Prospective Republican presidential candidate Marco Rubio will continue his fundraising swing through Southern California Wednesday with a $2,600 “intimate roundtable” in Newport Beach.
The junior senator from Florida will hold what organizers are billing as a “key discussion of the new senatorial leadership and how it will impact America.”
People who attend will receive a signed copy of Rubio’s recently published book “American Dreams: Restoring Economic Opportunity For Everyone.”
“I wrote this book because we stand at a critical juncture,” Rubio said. “What kind of country are we going to be? Will we surrender to Obamacare and other laws that crush innovation and entrepreneurship? Will we accept a powerful nanny state and the erosion of family values? Will we allow politics to kill the American dream?
“Or will we rise to the challenge and take back our legacy as the only nation on Earth that offers unrestricted opportunity for all?”
Proceeds will benefit the Rubio Victory Committee, a joint fundraising committee composed of Marco Rubio for Senate and Reclaim America Political Action Committee, which he formed in an effort to have more conservatives elected to the Senate.
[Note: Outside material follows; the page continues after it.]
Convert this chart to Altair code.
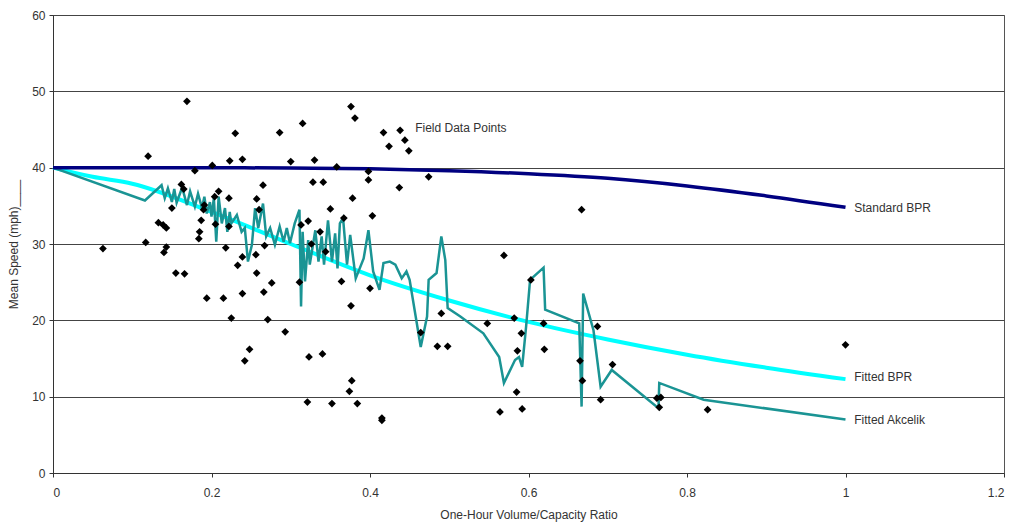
import altair as alt
import pandas as pd

# Field observations: volume/capacity ratio vs. mean speed (mph)
field_vc = [
    0.063, 0.117, 0.120, 0.133, 0.139, 0.143, 0.143, 0.140, 0.150, 0.155,
    0.166, 0.162, 0.165, 0.169, 0.179, 0.187, 0.185, 0.184, 0.190, 0.191,
    0.194, 0.201, 0.204, 0.209, 0.205, 0.215, 0.218, 0.222, 0.222, 0.223,
    0.225, 0.230, 0.233, 0.239, 0.239, 0.239, 0.242, 0.248, 0.256, 0.257,
    0.257, 0.260, 0.265, 0.266, 0.267, 0.271, 0.276, 0.286, 0.293, 0.300,
    0.311, 0.313, 0.315, 0.321, 0.322, 0.323, 0.326, 0.328, 0.330, 0.337,
    0.340, 0.341, 0.344, 0.350, 0.352, 0.358, 0.364, 0.367, 0.374, 0.376,
    0.376, 0.377, 0.378, 0.381, 0.384, 0.398, 0.398, 0.400, 0.403, 0.415,
    0.415, 0.417, 0.424, 0.437, 0.438, 0.444, 0.449, 0.464, 0.474, 0.485,
    0.490, 0.498, 0.548, 0.564, 0.569, 0.582, 0.585, 0.586, 0.591, 0.592,
    0.603, 0.619, 0.620, 0.665, 0.667, 0.668, 0.687, 0.691, 0.706, 0.762,
    0.767, 0.765, 0.826, 1.000,
]
field_speed = [
    29.4, 30.2, 41.5, 32.8, 32.5, 32.1, 29.6, 28.9, 34.7, 26.2,
    26.1, 37.8, 37.2, 48.7, 39.6, 33.1, 31.6, 30.7, 34.5, 35.1,
    22.9, 40.3, 36.2, 36.9, 32.6, 22.9, 29.5, 36.0, 32.3, 40.9,
    20.3, 44.5, 27.2, 41.1, 28.3, 23.5, 14.7, 16.2, 28.6, 26.2,
    35.9, 34.5, 37.7, 23.7, 29.8, 20.1, 24.9, 44.6, 18.5, 40.8,
    25.0, 32.5, 45.8, 9.3, 33.0, 15.2, 30.0, 38.1, 41.0, 31.6,
    15.6, 38.1, 29.0, 34.6, 9.1, 40.1, 25.1, 33.4, 10.7, 48.0,
    21.9, 12.1, 36.0, 46.5, 9.1, 39.5, 38.4, 24.2, 33.7, 7.2,
    6.9, 44.6, 42.8, 37.4, 44.9, 43.6, 42.2, 18.4, 38.8, 16.6,
    20.9, 16.6, 19.6, 8.0, 28.5, 20.3, 10.6, 16.0, 18.3, 8.4,
    25.3, 19.6, 16.2, 14.7, 34.5, 12.1, 19.2, 9.6, 14.2, 9.8,
    9.9, 8.6, 8.3, 16.8,
]

# Standard BPR curve
std_vc = [0.0, 0.1, 0.2, 0.3, 0.4, 0.5, 0.6, 0.7, 0.8, 0.9, 1.0]
std_speed = [40.0, 40.0, 39.99, 39.95, 39.85, 39.6, 39.2, 38.6, 37.6, 36.3, 34.8]

# Fitted BPR curve
fbpr_vc = [0.0, 0.05, 0.1, 0.2, 0.3, 0.4, 0.5, 0.6, 0.7, 0.8, 0.9, 1.0]
fbpr_speed = [40.0, 38.8, 37.9, 34.2, 30.0, 25.9, 22.6, 19.8, 17.5, 15.5, 13.8, 12.3]

# Fitted Akcelik model, evaluated at each observation in v/c order
akc_vc = [
    0.000, 0.116, 0.137, 0.141, 0.145, 0.150, 0.153, 0.156, 0.163, 0.169,
    0.173, 0.179, 0.183, 0.188, 0.191, 0.194, 0.198, 0.200, 0.203, 0.206,
    0.209, 0.213, 0.217, 0.220, 0.223, 0.225, 0.232, 0.238, 0.242, 0.246,
    0.251, 0.255, 0.259, 0.265, 0.269, 0.274, 0.280, 0.286, 0.291, 0.295,
    0.299, 0.305, 0.311, 0.313, 0.315, 0.318, 0.322, 0.324, 0.331, 0.335,
    0.339, 0.342, 0.347, 0.352, 0.356, 0.359, 0.362, 0.366, 0.371, 0.375,
    0.382, 0.392, 0.398, 0.404, 0.412, 0.417, 0.425, 0.432, 0.440, 0.446,
    0.450, 0.464, 0.472, 0.474, 0.484, 0.490, 0.495, 0.498, 0.514, 0.543,
    0.563, 0.569, 0.583, 0.588, 0.592, 0.597, 0.602, 0.619, 0.621, 0.664,
    0.667, 0.669, 0.682, 0.691, 0.705, 0.764, 0.765, 0.821, 1.000,
]
akc_speed = [
    40.0, 35.7, 37.7, 36.0, 37.3, 35.5, 37.2, 35.4, 37.4, 35.1,
    36.9, 34.9, 36.6, 34.7, 36.2, 34.0, 35.5, 33.6, 36.0, 30.3,
    36.2, 32.7, 34.7, 31.6, 34.2, 32.7, 33.8, 31.6, 32.1, 27.7,
    29.9, 34.7, 32.1, 35.3, 31.0, 32.1, 29.9, 32.3, 30.3, 32.1,
    30.1, 32.7, 34.5, 21.8, 31.6, 25.1, 30.5, 27.3, 31.8, 27.7,
    31.0, 27.3, 33.1, 27.7, 31.4, 26.8, 32.7, 33.4, 27.3, 31.2,
    25.5, 28.1, 31.8, 26.4, 24.0, 27.5, 27.7, 27.3, 25.5, 26.4,
    25.3, 16.5, 20.5, 25.3, 26.2, 31.0, 27.9, 21.6, 20.5, 18.3,
    15.2, 11.8, 14.8, 15.2, 13.9, 19.2, 25.3, 26.9, 21.4, 19.6,
    8.7, 23.5, 18.7, 11.3, 13.5, 8.5, 11.8, 9.6, 7.0,
]

# Series labels placed beside the curves
label_text = ["Field Data Points", "Standard BPR", "Fitted BPR", "Fitted Akcelik"]
label_vc = [0.457, 1.011, 1.011, 1.011]
label_speed = [45.2, 34.7, 12.6, 6.9]

FONT = "Liberation Sans"

field_df = pd.DataFrame({"vc": field_vc, "speed": field_speed})
std_df = pd.DataFrame({"vc": std_vc, "speed": std_speed})
fbpr_df = pd.DataFrame({"vc": fbpr_vc, "speed": fbpr_speed})
akc_df = pd.DataFrame({"vc": akc_vc, "speed": akc_speed, "order": range(len(akc_vc))})
label_df = pd.DataFrame({"vc": label_vc, "speed": label_speed, "text": label_text})

x_scale = alt.Scale(domain=[0, 1.2], nice=False, zero=False)
y_scale = alt.Scale(domain=[0, 60], nice=False)

x_enc = alt.X(
    "vc:Q",
    scale=x_scale,
    axis=alt.Axis(
        title="One-Hour Volume/Capacity Ratio",
        values=[0, 0.2, 0.4, 0.6, 0.8, 1.0, 1.2],
        format="~g",
        grid=False,
        tickSize=4,
        labelPadding=10,
        titleY=36,
        titleBaseline="top",
    ),
)
y_enc = alt.Y(
    "speed:Q",
    scale=y_scale,
    axis=alt.Axis(
        title="Mean Speed (mph)____",
        values=[0, 10, 20, 30, 40, 50, 60],
        grid=True,
        tickSize=4,
        labelPadding=4,
        titleX=-33,
        titleY=229,
        titleBaseline="bottom",
    ),
)

akcelik = alt.Chart(akc_df).mark_line(color="#1A9494", strokeWidth=2.5).encode(
    x=x_enc, y=y_enc, order="order:Q"
)
fitted_bpr = alt.Chart(fbpr_df).mark_line(
    color="#00FFFF", strokeWidth=4, interpolate="monotone"
).encode(x="vc:Q", y="speed:Q")
standard_bpr = alt.Chart(std_df).mark_line(
    color="#000080", strokeWidth=3.5, interpolate="monotone"
).encode(x="vc:Q", y="speed:Q")
points = alt.Chart(field_df).mark_point(
    shape="diamond", filled=True, color="black", size=60, opacity=1
).encode(x="vc:Q", y="speed:Q")
labels = alt.Chart(label_df).mark_text(
    align="left", baseline="middle", font=FONT, fontSize=12, color="#333333"
).encode(x="vc:Q", y="speed:Q", text="text:N")

chart = (
    alt.layer(fitted_bpr, akcelik, standard_bpr, points, labels)
    .properties(
        width=951,
        height=458,
        autosize=alt.AutoSizeParams(type="none"),
        padding={"left": 53, "top": 15, "right": 11, "bottom": 53},
    )
    .configure(font=FONT, background="white")
    .configure_view(stroke="#555555", strokeWidth=1)
    .configure_axis(
        domainColor="#333333",
        tickColor="#333333",
        gridColor="#444444",
        gridWidth=1,
        labelFont=FONT,
        labelFontSize=12,
        labelColor="#333333",
        titleFont=FONT,
        titleFontSize=12,
        titleFontWeight="normal",
        titleColor="#333333",
    )
)

chart.save("out.html", embed_options={"renderer": "svg", "actions": False})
Following the roundtable, Rubio will speak at a Lincoln Club luncheon in Newport Beach, discussing the Republican-controlled Senate’s agenda and such issues as Cuba and immigration, according to organizer Seth Morrison.
On Tuesday, Rubio took to Facebook to unveil the latest element from what he described as his playbook “to help reclaim America,” passing legislation to allow construction of the Keystone XL Pipeline, which would deliver tar sands oil from Canada to the Gulf of Mexico.
Rubio called passing the legislation “an important step towards energy independence (that) will bolster our national security by tapping into our energy resources and those of our friends in Canada instead of tyrannical governments.”
Environmentalists who oppose the pipeline contend it would exacerbate climate change because tar sands fuel is as much as 19 percent more “greenhouse gas intensive” than regular fuel, according to Los Angeles Councilman Paul Koretz.
Rubio had fundraisers scheduled Tuesday in Costa Mesa and La Jolla and was to attend another one Thursday, in Beverly Hills.
Born May 28, 1971, in Miami to Cuban-born parents, Rubio and his family moved when he was 8 years old to Las Vegas, where his father worked as a bartender at the Sam’s Town Hotel and his mother as a housekeeper at the Imperial Palace Hotel.
The family returned to Miami in 1985 with his father working as a bartender at the Mayfair House Hotel until 1997, then as a crossing guard until his retirement in 2007. His mother worked as a Kmart stock clerk until she retired in 1995.
Rubio graduated from the University of Florida and the University of Miami’s law school. He began his political career as a city commissioner in West Miami.
Rubio was a member of the Florida House of Representatives from 2000- 2009, serving as its speaker from 2007-2009. He was elected to the Senate in 2010.